Liu Shaoqi

Liu Shaoqi (1898-1969, Wade-Giles: Liu Shao-ch’i) was, until his denunciation during the Cultural Revolution, a significant CCP and national leader. Liu was born in Hunan province to an affluent peasant family, before studying in Shanghai and Moscow. He joined the CCP shortly after its formation and spent the mid-1920s working as a political activist and strike organiser. By the end of the decade Liu was entrenched in the hierarchy of the party. He participated in the early stages of the Long March and relocated to Yan’n, where he became an important Red Army commander. Liu was not an ideologue, an idealist or a visionary; his specialisation was in party organisation, unity and discipline. These qualities made him invaluable to Mao Zedong, who Liu supported to the hilt until 1958, when Liu publicly criticised Mao’s Great Leap Forward. In 1959 Liu replaced Mao as head of the government, however his criticisms of Mao, along with his more liberal economic policies, made him a target for radicals during the Cultural Revolution.
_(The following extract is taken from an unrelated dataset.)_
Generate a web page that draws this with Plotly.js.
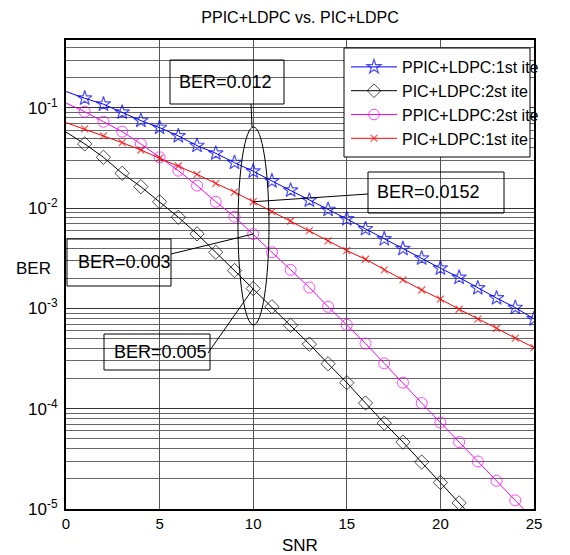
<!DOCTYPE html>
<html>
<head>
<meta charset="utf-8">
<script src="https://cdn.plot.ly/plotly-3.0.1.min.js"></script>
<style>html,body{margin:0;padding:0;background:#fff;}#chart{width:570px;height:555px;}</style>
</head>
<body>
<div id="chart"></div>
<script>
// ---- data ----
const snr = [0,1,2,3,4,5,6,7,8,9,10,11,12,13,14,15,16,17,18,19,20,21,22,23,24,25];
const ppicLdpc1st = [0.146,0.125,0.109,0.0906,0.0748,0.0637,0.0526,0.0421,0.0353,0.0285,0.0234,0.0187,0.0151,0.0120,0.00968,0.00782,0.00622,0.00494,0.00395,0.00317,0.00252,0.00204,0.00160,0.00127,0.00102,0.000787];
const picLdpc2nd = [0.0575,0.0438,0.0322,0.0223,0.0164,0.0116,0.00813,0.00555,0.00364,0.00239,0.00158,0.00104,0.000679,0.000441,0.000281,0.000182,0.000114,0.0000719,0.0000465,0.0000294,0.0000184,0.0000115,0.0000072];
const ppicLdpc2nd = [0.112,0.0918,0.0729,0.0581,0.0438,0.0322,0.0237,0.0168,0.0116,0.00824,0.00553,0.00364,0.00243,0.00162,0.00104,0.000687,0.000447,0.000284,0.000182,0.000114,0.0000728,0.0000465,0.0000298,0.0000191,0.0000122,0.0000078];
const picLdpc1st = [0.0714,0.0618,0.0526,0.0451,0.0381,0.0315,0.0264,0.0218,0.0177,0.0145,0.0116,0.00925,0.00746,0.00598,0.00472,0.00378,0.00310,0.00243,0.00193,0.00153,0.00124,0.000982,0.000782,0.000635,0.000506,0.000407];
const seriesNames = ['PPIC+LDPC:1st ite','PIC+LDPC:2st ite','PPIC+LDPC:2st ite','PIC+LDPC:1st ite'];
const xTicks = [0,5,10,15,20,25];
const decadeExps = [-5,-4,-3,-2,-1];
const decadeLabels = ['10<sup>-5</sup>','10<sup>-4</sup>','10<sup>-3</sup>','10<sup>-2</sup>','10<sup>-1</sup>'];
const calloutTexts = ['BER=0.012','BER=0.003','BER=0.0152','BER=0.005'];
const calloutSnr = 10;

// ---- layout geometry ----
const L = 66, R = 534, T = 40, B = 509;
const yLo = -5, yHi = -0.322;
const px = X => (X - L) / (R - L);
const py = Y => (B - Y) / (B - T);
const dX = X => (X - L) / (R - L) * 25;
const dY = Y => Math.pow(10, yLo + (B - Y) / (B - T) * (yHi - yLo));

// y ticks: decades (labelled) + minor 2..9 gridlines
const majorVals = decadeExps.map(e => Math.pow(10, e));
const minorVals = [];
decadeExps.forEach(e => {
  for (let m = 2; m <= 9; m++) {
    const v = m * Math.pow(10, e);
    if (Math.log10(v) > yHi) break;
    minorVals.push(v);
  }
});

const msz = (xs, s) => xs.map(v => v === 0 ? 0 : s);
const font = 'Liberation Sans, Arial, sans-serif';

const traces = [
  {x: snr, y: ppicLdpc1st, name: seriesNames[0], mode: 'lines+markers',
   line: {color: '#0000ff', width: 1},
   marker: {symbol: 'star-open', size: msz(snr, 11), color: '#0000ff', line: {width: 1.2, color: '#0000ff'}}},
  {x: snr.slice(0, picLdpc2nd.length), y: picLdpc2nd, name: seriesNames[1], mode: 'lines+markers',
   line: {color: '#000000', width: 1},
   marker: {symbol: 'diamond-open', size: msz(snr.slice(0, picLdpc2nd.length), 11), color: '#000000', line: {width: 1, color: '#000000'}}},
  {x: snr, y: ppicLdpc2nd, name: seriesNames[2], mode: 'lines+markers',
   line: {color: '#ff00ff', width: 1},
   marker: {symbol: 'circle-open', size: msz(snr, 11), color: '#ff00ff', line: {width: 1, color: '#ff00ff'}}},
  {x: snr, y: picLdpc1st, name: seriesNames[3], mode: 'lines+markers',
   line: {color: '#ff0000', width: 1},
   marker: {symbol: 'x-thin-open', size: msz(snr, 7), color: '#ff0000', line: {width: 1.2, color: '#ff0000'}}}
];

const rectP = (x0, y0, x1, y1, extra) => Object.assign({type: 'rect', xref: 'paper', yref: 'paper',
  x0: px(x0), x1: px(x1), y0: py(y1), y1: py(y0), line: {color: '#000', width: 1}, layer: 'above'}, extra || {});

const shapes = [
  rectP(344, 48, 530, 157, {fillcolor: '#ffffff'}),
  rectP(170, 60, 284, 104),
  rectP(67, 239, 171, 286),
  rectP(368, 172, 504, 213),
  rectP(104, 334, 210, 370),
  {type: 'circle', xref: 'x', yref: 'y', x0: dX(238), x1: dX(269), y0: dY(325), y1: dY(127),
   line: {color: '#000', width: 1}, layer: 'above'},
  {type: 'line', xref: 'x', yref: 'y', x0: dX(251), y0: dY(104), x1: dX(252), y1: dY(127),
   line: {color: '#000', width: 1}, layer: 'above'},
  {type: 'line', xref: 'x', yref: 'y', x0: dX(171), y0: dY(254), x1: calloutSnr, y1: ppicLdpc2nd[calloutSnr],
   line: {color: '#000', width: 1}, layer: 'above'},
  {type: 'line', xref: 'x', yref: 'y', x0: dX(368), y0: dY(194), x1: calloutSnr, y1: picLdpc1st[calloutSnr],
   line: {color: '#000', width: 1}, layer: 'above'},
  {type: 'line', xref: 'x', yref: 'y', x0: dX(208), y0: dY(353), x1: calloutSnr, y1: picLdpc2nd[calloutSnr],
   line: {color: '#000', width: 1}, layer: 'above'}
];

const txt = (t, X, Y, size, anchor) => ({text: t, xref: 'paper', yref: 'paper', x: px(X), y: py(Y),
  xanchor: anchor || 'left', yanchor: 'middle', showarrow: false, font: {family: font, size: size, color: '#000'}});

const annotations = [
  txt(calloutTexts[0], 177, 82, 18),
  txt(calloutTexts[1], 76, 262, 18),
  txt(calloutTexts[2], 375, 192, 18),
  txt(calloutTexts[3], 112, 352, 18),
  txt('SNR', 300, 545, 17, 'center'),
  txt('BER', 33, 268, 17, 'center')
];

const layout = {
  width: 570, height: 555,
  margin: {l: L, r: 570 - R, t: T, b: 555 - B, pad: 0},
  paper_bgcolor: '#fff', plot_bgcolor: '#fff',
  font: {family: font, size: 15, color: '#000'},
  title: {text: 'PPIC+LDPC vs. PIC+LDPC', x: 0.5, xref: 'paper', y: 1 - 17 / 555, yref: 'container',
          xanchor: 'center', yanchor: 'middle', font: {family: font, size: 16, color: '#000'}},
  xaxis: {range: [0, 25], tickvals: xTicks, showgrid: true, gridcolor: '#555', gridwidth: 1,
          zeroline: false, showline: true, mirror: true, linecolor: '#000', linewidth: 2,
          ticks: '', tickfont: {family: font, size: 15, color: '#000'}},
  yaxis: {type: 'log', range: [yLo, yHi], tickmode: 'array', tickvals: majorVals, ticktext: decadeLabels,
          showgrid: true, gridcolor: '#333', gridwidth: 1, zeroline: false,
          minor: {tickmode: 'array', tickvals: minorVals, showgrid: true, gridcolor: '#666', gridwidth: 1, ticks: ''},
          showline: true, mirror: true, linecolor: '#000', linewidth: 2,
          ticks: '', ticklabelstandoff: 3, tickfont: {family: font, size: 17, color: '#000'}},
  showlegend: true,
  legend: {x: px(346), y: py(50), xanchor: 'left', yanchor: 'top', bgcolor: 'rgba(0,0,0,0)',
           borderwidth: 0, font: {family: font, size: 16, color: '#000'}, itemwidth: 46, tracegroupgap: 0},
  shapes: shapes,
  annotations: annotations
};

Plotly.newPlot('chart', traces, layout, {staticPlot: true, displayModeBar: false});
</script>
</body>
</html>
The Red Guards condemned Liu as the ‘number one capitalist roader’, a ‘renegade traitor’ and ‘China’s Khrushchev’. He attempted to contain the Cultural Revolution but in 1967 was arrested and subjected to a series of public humiliations and beatings. The CCP formally expelled him in 1969 and he died soon after, following months of neglect, mistreatment and physical abuse. In 1980 the CCP rehabilitated Liu posthumously, declaring his mistreatment to be a conspiracy led by Lin Biao and the Gang of Four.